An email supposedly sent by factory management instructed employees to extend the expiry dates of 10 tonnes of frozen beef. The meat - which the report claimed was already rotten - was reprocessed and repackaged.
The scandal affected Starbucks, Burger King, Papa John's and Yum Brands, as well as the owners of KFC and Pizza Hut, who were all being supplied by OSI group.
The same day the rotten meat scandal was unveiled, Chinese authorities ordered three milk brands to recall products containing nitrate and selenium. The quality of milk is a highly sensitive topic in China. In 2008, six children died and another 300,000 fell ill after consuming milk that contained melamine.
Due to the large scale of international trade, contaminated products have also reached other countries. In September 2012, 11,000 people in Germany became ill after eating frozen strawberries from China; China is currently the world's leading global producer of strawberries.

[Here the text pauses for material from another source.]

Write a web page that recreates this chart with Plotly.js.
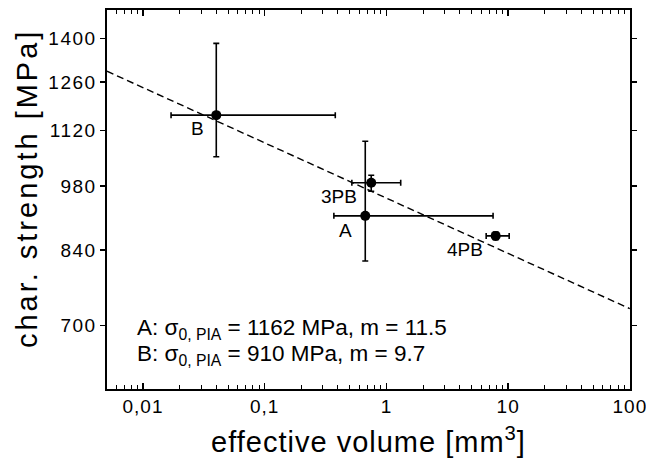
<!DOCTYPE html>
<html><head><meta charset="utf-8">
<script src="https://cdn.plot.ly/plotly-3.0.1.min.js"></script>
<style>
html,body{margin:0;padding:0;background:#fff}
.xtick text{letter-spacing:1px}
.ytick text{letter-spacing:1.5px}
.g-xtitle text{letter-spacing:1px}
.annotation[data-index="6"] text{letter-spacing:3px}
</style>
</head><body>
<div id="chart" style="width:646px;height:463px"></div>
<script>
// data
const names   = ["B", "3PB", "A", "4PB"];
const volume  = [0.04, 0.75, 0.67, 7.9];
const volPlus = [0.34, 0.56, 6.85, 2.3];
const volMinus= [0.023, 0.23, 0.30, 1.3];
const strength= [1163, 988, 912, 869];
const strPlus = [220, 18, 180, 8];
const strMinus= [111, 20, 94, 8];
const fitX = [0.00506, 100];
const fitY = [1293, 729];
const xTickVals = [0.01, 0.1, 1, 10, 100];
const xTickText = ["0,01", "0,1", "1", "10", "100"];
const yTickVals = [700, 840, 980, 1120, 1260, 1400];
const labelShift = [[-19,-13],[-32,-14],[-20,-15],[-31,-14]];

// minor tick positions on the log x axis (2..9 in each decade)
const minorVals = [];
for (let d = -3; d <= 1; d++) for (let k = 2; k <= 9; k++) minorVals.push(k * Math.pow(10, d));

const font = "Arial, 'Liberation Sans', sans-serif";
const traces = [
  {x: fitX, y: fitY, mode: 'lines', type: 'scatter',
   line: {color: '#000', dash: '7px,4px', width: 1.4}, hoverinfo: 'skip'},
  {x: volume, y: strength, mode: 'markers', type: 'scatter',
   marker: {color: '#000', size: 10},
   error_x: {type: 'data', symmetric: false, array: volPlus, arrayminus: volMinus, color: '#000', thickness: 1.6, width: 3},
   error_y: {type: 'data', symmetric: false, array: strPlus, arrayminus: strMinus, color: '#000', thickness: 1.6, width: 3}}
];
const annotations = names.map((n, i) => ({
  x: Math.log10(volume[i]), y: Math.log10(strength[i]), xref: 'x', yref: 'y',
  text: n, showarrow: false, xshift: labelShift[i][0], yshift: labelShift[i][1],
  font: {family: font, size: 19, color: '#000'}
}));
annotations.push({xref: 'paper', yref: 'paper', x: 0.053, y: 0.157, xanchor: 'left', yanchor: 'middle', showarrow: false,
  text: "A: σ<sub>0, PIA</sub> = 1162 MPa, m = 11.5", font: {family: font, size: 22.5, color: '#000'}});
annotations.push({xref: 'paper', yref: 'paper', x: 0.053, y: 0.089, xanchor: 'left', yanchor: 'middle', showarrow: false,
  text: "B: σ<sub>0, PIA</sub> = 910 MPa, m = 9.7", font: {family: font, size: 22.5, color: '#000'}});
annotations.push({xref: 'paper', yref: 'paper', x: -0.153, y: 0.53, xanchor: 'center', yanchor: 'middle', showarrow: false,
  textangle: -90, text: "char. strength [MPa]", font: {family: font, size: 29, color: '#000'}});

const layout = {
  width: 646, height: 463,
  margin: {l: 107, r: 16, t: 10, b: 74},
  paper_bgcolor: '#fff', plot_bgcolor: '#fff',
  showlegend: false,
  font: {family: font, size: 20, color: '#000'},
  xaxis: {type: 'log', range: [Math.log10(0.00506), Math.log10(100.3)], tickmode: 'array', tickvals: xTickVals, ticktext: xTickText,
    ticks: 'inside', ticklen: 6, tickwidth: 1.3, tickcolor: '#000', ticklabeloverflow: 'allow',
    minor: {tickmode: 'array', tickvals: minorVals, ticks: 'inside', ticklen: 4, tickwidth: 1, tickcolor: '#000', showgrid: false},
    showline: true, linecolor: '#000', linewidth: 1.6, mirror: 'ticks', showgrid: false, zeroline: false,
    tickfont: {size: 19}, title: {text: 'effective volume [mm<sup>3</sup>]', font: {size: 29}, standoff: 15}},
  yaxis: {type: 'log', range: [Math.log10(600.5), Math.log10(1499)], tickmode: 'array', tickvals: yTickVals,
    ticks: 'outside', ticklen: 5, tickwidth: 1.3, tickcolor: '#000',
    showline: true, linecolor: '#000', linewidth: 1.6, mirror: 'ticks', showgrid: false, zeroline: false,
    tickfont: {size: 19}},
  annotations: annotations
};
Plotly.newPlot('chart', traces, layout, {displayModeBar: false, staticPlot: true});
</script>
</body></html>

The country has also seen scandalous abuses in the context of animal welfare. According to research by people for the ethical treatment of animals (PETA), several farms in China do not shear rabbits when extracting angora wool - the fell is plucked, causing extreme pain for the animals.
Our citizens' health is at stake, therefore the EU must take these issues seriously. We need guidelines to prevent the import of products linked to cruel treatment of livestock, as the EU is not just an economic community - it is also a community of values, and animal welfare is an important one.
We cannot simply allow such items to enter our markets, without first making sure they were produced, packaged and transported in accordance with the same standards European producers and industry must abide by.
These rules should also extend to trade agreements with third countries, which would help increase food safety and animal welfare standards in these parts of the world.